Not a fish today!! Going to hide from wind tomorrow


----------



## cobe killer (Apr 13, 2008)

new leader on the board.


----------



## gator7_5 (Oct 4, 2007)

That's a stud


----------



## lighttackle2fun (Dec 22, 2007)

Nice fish..I ended up with 2 jacks, small spanish and sharks. After it again tomorrow!


----------



## penn 10/0 (Apr 7, 2011)

Jerry Nelson 41.9lbs!!! New leader on King of the Bay. 2 weeks left


----------



## recess (Oct 8, 2007)

Very nice congrats Jerry Nelson. There getting bigger.


----------



## purple haze (Sep 2, 2013)

Jerry You and your wife deserve this one for sure. CONGRATS


----------



## KingCrab (Apr 29, 2012)

Hell Yeah !!!:thumbup: Whats the tourney record so far?


----------



## Caddy Yakker (May 21, 2011)

I'll let you know when I catch it Kenny!


----------



## cobe killer (Apr 13, 2008)

nice king jerry. hard one to beat but we are gonna try.


----------



## recess (Oct 8, 2007)

KingCrab said:


> Hell Yeah !!!:thumbup: Whats the tourney record so far?


Last years winner was# 43.84
And the year before was #45. Something 
Gonna be some bigguns .


----------



## lighttackle2fun (Dec 22, 2007)

Where did the menhadden go? Went to texar but kinda late today 830ish and I only saw 2 pops and never caught the first menhadden. I went through the entire bayou twice.

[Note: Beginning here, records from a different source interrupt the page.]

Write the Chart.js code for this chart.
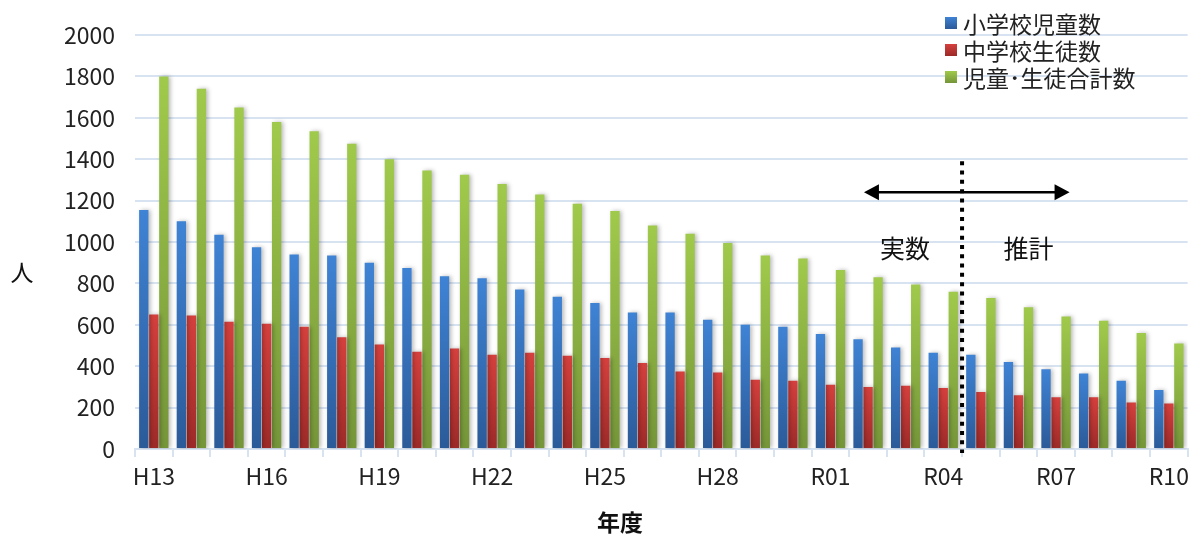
<!DOCTYPE html>
<html lang="ja">
<head>
<meta charset="utf-8">
<title>児童・生徒数の推移</title>
<script src="https://cdn.jsdelivr.net/npm/chart.js@4.4.1/dist/chart.umd.min.js"></script>
<style>
  html, body { margin: 0; padding: 0; background: #ffffff; }
  #wrap { width: 1194px; height: 535px; position: relative; }
</style>
</head>
<body>
<div id="wrap"><canvas id="chart" width="1194" height="535"></canvas></div>
<script>
// 年度
const categories = [
  'H13','H14','H15','H16','H17','H18','H19','H20','H21','H22',
  'H23','H24','H25','H26','H27','H28','H29','H30',
  'R01','R02','R03','R04','R05','R06','R07','R08','R09','R10'
];
// 小学校児童数
const elementary = [
  1155,1100,1035,975,940,935,900,875,835,825,
  770,735,705,660,660,625,600,590,
  555,530,490,465,455,420,385,365,330,285
];
// 中学校生徒数
const juniorHigh = [
  650,645,615,605,590,540,505,470,485,455,
  465,450,440,415,375,370,335,330,
  310,300,305,295,275,260,250,250,225,220
];
// 児童・生徒合計数
const total = [
  1800,1740,1650,1580,1535,1475,1400,1345,1325,1280,
  1230,1185,1150,1080,1040,995,935,920,
  865,830,795,760,730,685,640,620,560,510
];
// 目盛り
const yTicks = [0,200,400,600,800,1000,1200,1400,1600,1800,2000];
const seriesNames = ['小学校児童数','中学校生徒数','児童･生徒合計数'];

const FONT = '"Noto Sans CJK JP", "Noto Sans", sans-serif';
const GRID = '#d8e3f2';
const palette = [
  ['#3f83d5', '#2b5a98'],
  ['#d5403d', '#9c2a28'],
  ['#a0ca4b', '#759539']
];

// 棒ごとに上から下へのグラデーション
function barFill(top, bottom) {
  return function (ctx) {
    const chart = ctx.chart;
    if (!chart.chartArea || ctx.type !== 'data' || !chart.scales.y) return top;
    const ys = chart.scales.y;
    const y0 = ys.getPixelForValue(0);
    const y1 = ys.getPixelForValue(ctx.raw);
    if (!isFinite(y0) || !isFinite(y1) || y0 === y1) return top;
    const g = chart.ctx.createLinearGradient(0, y1, 0, y0);
    g.addColorStop(0, top);
    g.addColorStop(1, bottom);
    return g;
  };
}

// 棒の影
const barShadow = {
  id: 'barShadow',
  beforeDatasetsDraw(chart) {
    const c = chart.ctx;
    c.save();
    c.shadowColor = 'rgba(0,0,0,0.28)';
    c.shadowBlur = 4;
    c.shadowOffsetX = 2;
    c.shadowOffsetY = 0;
  },
  afterDatasetsDraw(chart) {
    chart.ctx.restore();
  }
};

// 凡例・軸タイトル・実数／推計の区切り
const decorations = {
  id: 'decorations',
  afterDraw(chart) {
    const c = chart.ctx;
    const xs = chart.scales.x;
    const ys = chart.scales.y;
    const area = chart.chartArea;

    // 凡例
    c.save();
    c.font = '23px ' + FONT;
    c.textBaseline = 'middle';
    c.textAlign = 'left';
    const lx = 945, ly0 = 23, lstep = 27, box = 12;
    seriesNames.forEach((name, i) => {
      const y = ly0 + i * lstep;
      const g = c.createLinearGradient(0, y - box / 2, 0, y + box / 2);
      g.addColorStop(0, palette[i][0]);
      g.addColorStop(1, palette[i][1]);
      c.fillStyle = g;
      c.fillRect(lx, y - box / 2, box, box);
      c.fillStyle = '#222222';
      c.fillText(name, lx + 18, y + 1);
    });
    c.restore();

    // 縦軸タイトル
    c.save();
    c.fillStyle = '#111111';
    c.font = '23px ' + FONT;
    c.textAlign = 'center';
    c.textBaseline = 'middle';
    c.fillText('人', 22, 272);
    // 横軸タイトル
    c.font = 'bold 23px ' + FONT;
    c.fillText('年度', 620, 522);
    c.restore();

    // 実数と推計の境界（R04 と R05 の間）
    const divX = (xs.getPixelForValue(21) + xs.getPixelForValue(22)) / 2;
    c.save();
    c.strokeStyle = '#000000';
    c.lineWidth = 4;
    c.setLineDash([4, 5.3]);
    c.beginPath();
    c.moveTo(divX, ys.getPixelForValue(1390));
    c.lineTo(divX, area.bottom + 4);
    c.stroke();
    c.restore();

    // 両矢印
    const ay = ys.getPixelForValue(1240);
    const ax1 = xs.getPixelForValue(18.89);
    const ax2 = xs.getPixelForValue(24.36);
    const head = 15, half = 8;
    c.save();
    c.strokeStyle = '#000000';
    c.fillStyle = '#000000';
    c.lineWidth = 2.5;
    c.beginPath();
    c.moveTo(ax1 + head - 1, ay);
    c.lineTo(ax2 - head + 1, ay);
    c.stroke();
    c.beginPath();
    c.moveTo(ax1, ay);
    c.lineTo(ax1 + head, ay - half);
    c.lineTo(ax1 + head, ay + half);
    c.closePath();
    c.fill();
    c.beginPath();
    c.moveTo(ax2, ay);
    c.lineTo(ax2 - head, ay - half);
    c.lineTo(ax2 - head, ay + half);
    c.closePath();
    c.fill();

    // 区分ラベル
    c.font = '25px ' + FONT;
    c.textAlign = 'center';
    c.textBaseline = 'middle';
    c.fillStyle = '#111111';
    const ty = ys.getPixelForValue(970);
    c.fillText('実数', xs.getPixelForValue(19.98), ty);
    c.fillText('推計', xs.getPixelForValue(23.27), ty);
    c.restore();
  }
};

const values = [elementary, juniorHigh, total];

new Chart(document.getElementById('chart'), {
  type: 'bar',
  data: {
    labels: categories,
    datasets: values.map((v, i) => ({
      label: seriesNames[i],
      data: v,
      backgroundColor: barFill(palette[i][0], palette[i][1]),
      borderWidth: 0,
      barPercentage: 0.93,
      categoryPercentage: 0.8
    }))
  },
  options: {
    responsive: false,
    animation: false,
    events: [],
    layout: { padding: { top: 35, right: 6, left: 0, bottom: 0 } },
    plugins: {
      legend: { display: false },
      tooltip: { enabled: false },
      title: { display: false }
    },
    scales: {
      x: {
        offset: true,
        afterFit(s) { s.height = 86; },
        grid: {
          offset: true,
          drawOnChartArea: false,
          drawTicks: true,
          tickLength: 8,
          color: GRID,
          lineWidth: 2
        },
        border: { display: true, color: GRID, width: 2 },
        ticks: {
          autoSkip: false,
          maxRotation: 0,
          minRotation: 0,
          padding: 5,
          color: '#222222',
          font: { family: FONT, size: 23 },
          callback(value, index) {
            return index % 3 === 0 ? categories[index] : '';
          }
        }
      },
      y: {
        min: yTicks[0],
        max: yTicks[yTicks.length - 1],
        afterFit(s) { s.width = 135; },
        afterBuildTicks(s) { s.ticks = yTicks.map(v => ({ value: v })); },
        grid: {
          drawTicks: false,
          color: GRID,
          lineWidth: 2
        },
        border: { display: false },
        ticks: {
          padding: 20,
          color: '#222222',
          font: { family: FONT, size: 23 },
          callback(value) { return String(value); }
        }
      }
    }
  },
  plugins: [barShadow, decorations]
});
</script>
</body>
</html>
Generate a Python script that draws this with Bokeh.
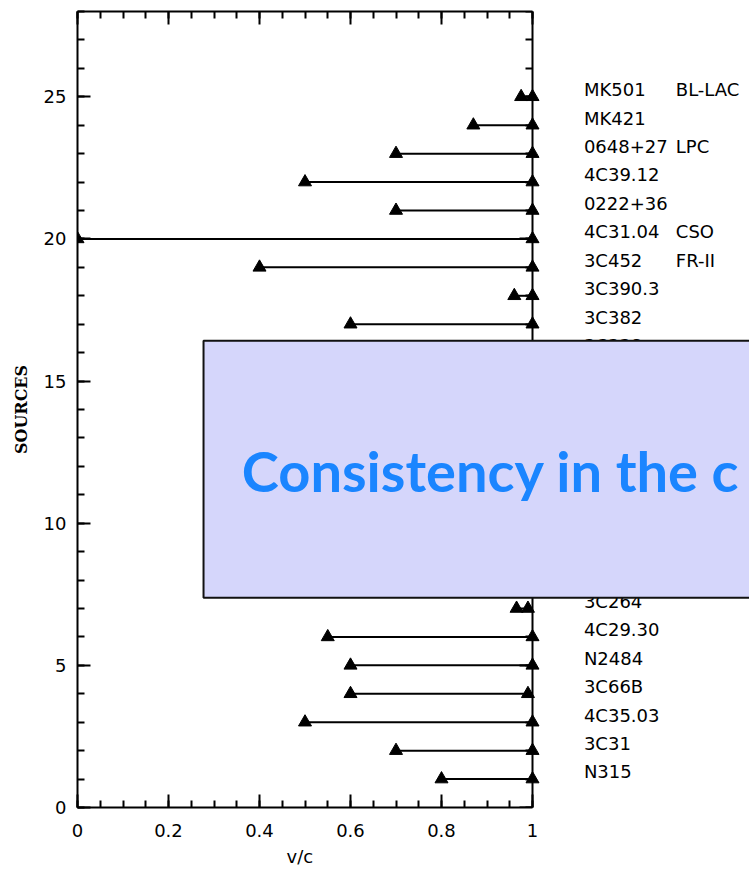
from bokeh.plotting import figure
from bokeh.models import (ColumnDataSource, LinearAxis, SingleIntervalTicker, Range1d,
                          LabelSet, Label, BoxAnnotation, CustomLabelingPolicy, Title)
from bokeh.embed import file_html
from bokeh.resources import INLINE
from bokeh.core.properties import value

# Source rows, counted from the bottom of the plot
rows = [1, 2, 3, 4, 5, 6, 7, 17, 18, 19, 20, 21, 22, 23, 24, 25]
v_low = [0.80, 0.70, 0.50, 0.60, 0.60, 0.55, 0.965, 0.60, 0.96, 0.40,
         0.00, 0.70, 0.50, 0.70, 0.87, 0.975]
v_high = [1.00, 1.00, 1.00, 0.99, 1.00, 1.00, 0.99, 1.00, 1.00, 1.00,
          1.00, 1.00, 1.00, 1.00, 1.00, 1.00]

# Source names printed beside the frame
label_rows = [1, 2, 3, 4, 5, 6, 7, 16, 17, 18, 19, 20, 21, 22, 23, 24, 25]
label_names = ["N315", "3C31", "4C35.03", "3C66B", "N2484", "4C29.30", "3C264",
               "3C338", "3C382", "3C390.3", "3C452", "4C31.04", "0222+36",
               "4C39.12", "0648+27", "MK421", "MK501"]

# Class names, second column
class_rows = [25, 23, 20, 19]
class_names = ["BL-LAC", "LPC", "CSO", "FR-II"]

x_tick_labels = {0: "0", 1: "1"}

banner_text = "Consistency in the c"

FONT = "DejaVu Sans"

# Canvas geometry: x = 0 sits at 77 px and x = 1 at 532 px; the frame runs on
# to the right edge so the source names and the banner can live inside it.
W, H = 749, 874
X0_PX, X1_PX = 77, 532
x_end = (W - X0_PX) / (X1_PX - X0_PX)

p = figure(width=W, height=H, x_range=Range1d(0, x_end), y_range=Range1d(0, 28),
           output_backend="svg", toolbar_location=None,
           min_border_left=X0_PX, min_border_right=0, min_border_top=11,
           min_border_bottom=67, x_axis_location=None, y_axis_location=None)
p.grid.visible = False
p.outline_line_color = None
p.background_fill_color = "white"
p.border_fill_color = "white"

no_labels = CustomLabelingPolicy(code="for (const i of indices) indices.unset(i)\nreturn indices")


def make_axis(interval, n_minor, labels, **kw):
    ax = LinearAxis(ticker=SingleIntervalTicker(interval=interval, num_minor_ticks=n_minor), **kw)
    ax.major_tick_in = 13
    ax.major_tick_out = 0
    ax.minor_tick_in = 7
    ax.minor_tick_out = 0
    ax.axis_line_width = 2
    ax.major_tick_line_width = 2
    ax.minor_tick_line_width = 2
    ax.axis_line_color = "black"
    ax.major_tick_line_color = "black"
    ax.minor_tick_line_color = "black"
    ax.major_label_text_font = FONT
    ax.major_label_text_color = "black"
    if labels:
        ax.major_label_text_font_size = "18px"
    else:
        ax.major_label_text_font_size = "1px"
        ax.major_label_standoff = 0
        ax.major_label_policy = no_labels
    return ax


bottom = make_axis(0.2, 4, True, bounds=(0, 1))
bottom.major_label_standoff = 16
bottom.major_label_overrides = x_tick_labels
p.add_layout(bottom, "below")

# x-axis title, centred under the 0..1 stretch of the axis
p.add_layout(Title(text="v/c", align="left", offset=209, standoff=9,
                   text_font=FONT, text_font_size="18px", text_font_style="normal",
                   text_color="black"), "below")

left = make_axis(5, 5, True)
left.major_label_standoff = 11
left.axis_label = "SOURCES"
left.axis_label_text_font = "DejaVu Serif"
left.axis_label_text_font_style = "bold"
left.axis_label_text_font_size = "16px"
left.axis_label_text_color = "black"
left.axis_label_standoff = 10
p.add_layout(left, "left")

p.add_layout(make_axis(0.2, 4, False, bounds=(0, 1)), "above")
p.add_layout(make_axis(5, 5, False, fixed_location=1), "right")

src = ColumnDataSource(dict(y=rows, lo=v_low, hi=v_high))
p.segment(x0="lo", y0="y", x1="hi", y1="y", source=src, line_color="black", line_width=2)
p.scatter(x="lo", y="y", source=src, marker="triangle", size=13,
          fill_color="black", line_color="black")
p.scatter(x="hi", y="y", source=src, marker="triangle", size=13,
          fill_color="black", line_color="black")

name_src = ColumnDataSource(dict(y=[r + 0.25 for r in label_rows], name=label_names))
p.add_layout(LabelSet(x=1.113, y="y", text="name", source=name_src,
                      text_font=value(FONT), text_font_size="18px",
                      text_color="black", text_baseline="middle"))

class_src = ColumnDataSource(dict(y=[r + 0.25 for r in class_rows], name=class_names))
p.add_layout(LabelSet(x=1.315, y="y", text="name", source=class_src,
                      text_font=value(FONT), text_font_size="18px",
                      text_color="black", text_baseline="middle"))

p.add_layout(BoxAnnotation(left=0.277, right=1.7, bottom=7.38, top=16.42,
                           fill_color="#d5d6fb", fill_alpha=1.0,
                           line_color="#111111", line_alpha=1.0, line_width=2,
                           level="overlay"))
p.add_layout(Label(x=0.361, y=11.85, text=banner_text, text_font="Lato",
                   text_font_style="bold", text_font_size="56px",
                   text_color="#1a85ff", text_baseline="alphabetic", level="overlay"))

open("out.html", "w").write(file_html(p, INLINE))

Anyone getting them any where else?


----------



## Ragon210 (Jul 11, 2013)

lighttackle2fun said:


> Where did the menhadden go? Went to texar but kinda late today 830ish and I only saw 2 pops and never caught the first menhadden. I went through the entire bayou twice.
> 
> Anyone getting them any where else?


 
have not been since last week but this year the menhaden have not been in there normal place (at least not for me) I can only find them all the way in the back of the bayou. so far north that I can see the 12th ave. bridge. 

Hope this helps you, I catch all the menhaden I want but the kings on the other hand cant find them once they are on my hooks :thumbdown:


----------



## lighttackle2fun (Dec 22, 2007)

Ragon210 said:


> have not been since last week but this year the menhaden have not been in there normal place (at least not for me) I can only find them all the way in the back of the bayou. so far north that I can see the 12th ave. bridge.
> 
> Hope this helps you, I catch all the menhaden I want but the kings on the other hand cant find them once they are on my hooks :thumbdown:


Last 2 times I have been they havent been back there that was Saturday and today...well I caught 2 but the big school from last week are way gone. Really strange the cervantes bridge or 17th was bare as well. They were massive thick back were you mentioned for several weeks...let ya know if I find them, anyone else like to throw a bone plz let me know if you find them again.


----------



## Ragon210 (Jul 11, 2013)

lighttackle2fun said:


> Last 2 times I have been they havent been back there that was Saturday and today...well I caught 2 but the big school from last week are way gone. Really strange the cervantes bridge or 17th was bare as well. They were massive thick back were you mentioned for several weeks...let ya know if I find them, anyone else like to throw a bone plz let me know if you find them again.


 
sorry I forgot to mention that they are not flipping on the top of the water back there! you just have to make blind throws and hope for the best. once you get close to 12th ave bridge looks for the large birds just sitting on the water. and get close to them and throw your net. on average I throw the net 6 times. 3 of those times I might come up empty but the other times I could use a hand bring the net over the bow rail. hope this helps


----------



## penn 10/0 (Apr 7, 2011)

Final Results King of the Bay
1st- Jerry Nelson 41.9 lbs
2nd- Tim Kline 39.3 lbs
3rd- Tracy Nelson 38.7 lbs
Spanish 
Cliff Pack- 6.8 lbs


----------



## lighttackle2fun (Dec 22, 2007)

penn 10/0 said:


> Final Results King of the Bay
> 1st- Jerry Nelson 41.9 lbs
> 2nd- Tim Kline 39.3 lbs
> 3rd- Tracy Nelson 38.7 lbs
> ...


Congrats folks! 
See you again next year!


----------



## cobe killer (Apr 13, 2008)

CONGRADULATIONS JERRY!!!!!!
had a great time. it was a fun tourney with some good competition with some nice fish brought in. but I'm ready for some offshore now. till next year!!


----------